Nicaraguan television channel

Canal 10 (Canal Diez), is a nationwide terrestrial television channel from Nicaragua owned by Radio y Televisión de Nicaragua, S.A. (RATENSA), a company founded by Mexican investors.

RATENSA formerly owned Canal 4 and also owns a local network of four affiliated radio stations Tropicálida, Alfa, Radio Galaxia La Picosa and Radio Joya.

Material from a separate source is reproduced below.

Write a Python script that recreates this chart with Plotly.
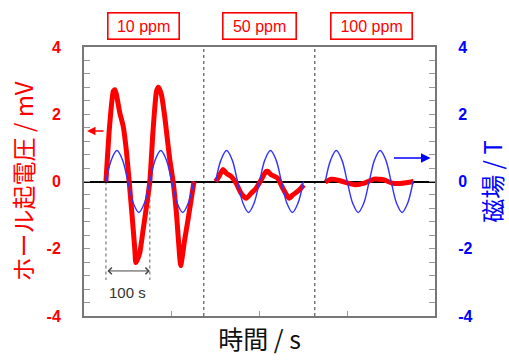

Strictly speaking, the channel only has two sister channels (Canal 9 and Canal 11). Albavisión also operates Canal 2 as an independent operation in a condominium with Maurice Ortega.

==History==
The frequency was given to Carlos Reynaldo and César Augusto Lacayo, but was quickly bought by Ángel González. The channel's frequency was assigned in 1990, and upon Ángel González's control, he assigned Chicho Silva for the post. Broadcasts started on 23 June 1997, under the slogans ¡Sobresaliente! (Outstanding!) and El canal de nuestra gente (our peoples' channel).

The station initially carried exclusively foreign programming; a local newscast was added on 13 August 2001.

On 7 January 2005, the channel fired its existing news team as its newscast (Telediario 10) was replaced by Acción 10, and its presenters didn't match the new newscast's profile.

On 6 October 2005, subscribers of the Estesa cable system (now Claro) got access to a 24/7 feed of the channel, with better image quality and 24/7 programming, after an agreement was signed between Estesa and Ratensa. A new agreement was signed in December with local cable operators, aiming to extend the signal to the entire country, including areas with no signal of the national channel of border areas where Costa Rican channels were dominant.

In August 2018, the channel's manager Carlos Pastora said that a boss from TN8 had forced him to regulate its newscasts and editorial decisions.

On 4 May 2022, the Nicaraguan government cancelled the license of its NGO, Fundación 10, which specialized in help for families and individuals with limited financial resources.